As Time Goes By, Is the Economy Getting Better or Worse?

It’s time to look back two years ago and see what happened. The trough of the unemployment situation started October 2008 and abated some by April 2009. The losses in those months were historic: -554,000, -728,000, -673,000, -779,000, -726,000, -753,000, and -528,000. A normal really bad month is -250,000. These numbers were 3 times that. All told some 4,741,000 jobs were lost during this time period and remember, this is just the bottom of the trough.

As time passes employment seems to be improving. Just today a key benchmark was surpassed: the weekly jobless claims fell below 400,000 for the first time in two years. These are people filing for unemployment benefits for the first time.
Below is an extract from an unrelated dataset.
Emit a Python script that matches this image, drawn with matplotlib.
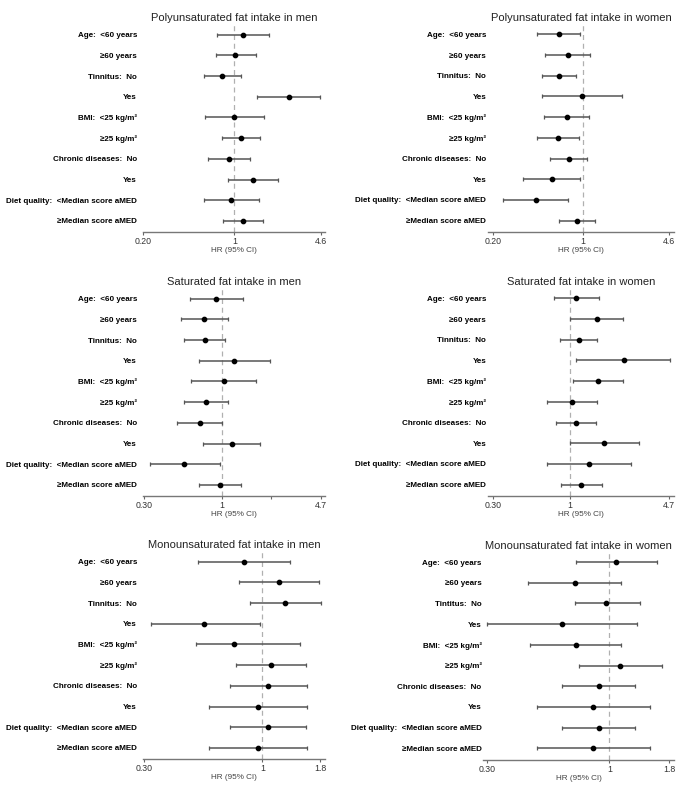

Two years is 104 weeks and unemployment benefits last, at their longest, 99 weeks. It’s estimated that 3,500,000 people are no longer eligible. This social safety net, weak as it is, is gone for an additional 1.13% of the US population. There are two questions now. First, have, or will, these individuals acquire skills that are needed in the marketplace? Second, are they geographically trapped (can they move to a location that does need their skills)? Perhaps it’s a new era of the migrant worker. “Make no mistake, moving is living.”

The answers to these questions will have potentially costly effects on the US economy as conditions slowly improve.

Which reminds me of a year ago. I saw and enjoyed a George Clooney movie called Up in the Air. Clooney plays an employee of a company that conducts lay offs for other companies. Although, the movie coincided with a year into the recession (end of 2009) the theme was about layoffs. There were several scenes featuring people who are shocked, heart broken, and terrified about what is next for them. It’s a stomach punch.

A year or so later comes another similar movie called The Company Men. It stars Ben Affleck, Chris Cooper, and Tommy Lee Jones as three men let go from their jobs. The movie is about their emotional fight of being someone who no longer has a work identity. But as Up in the Air was about ending the employment relationship, The Company Men is about redefining it.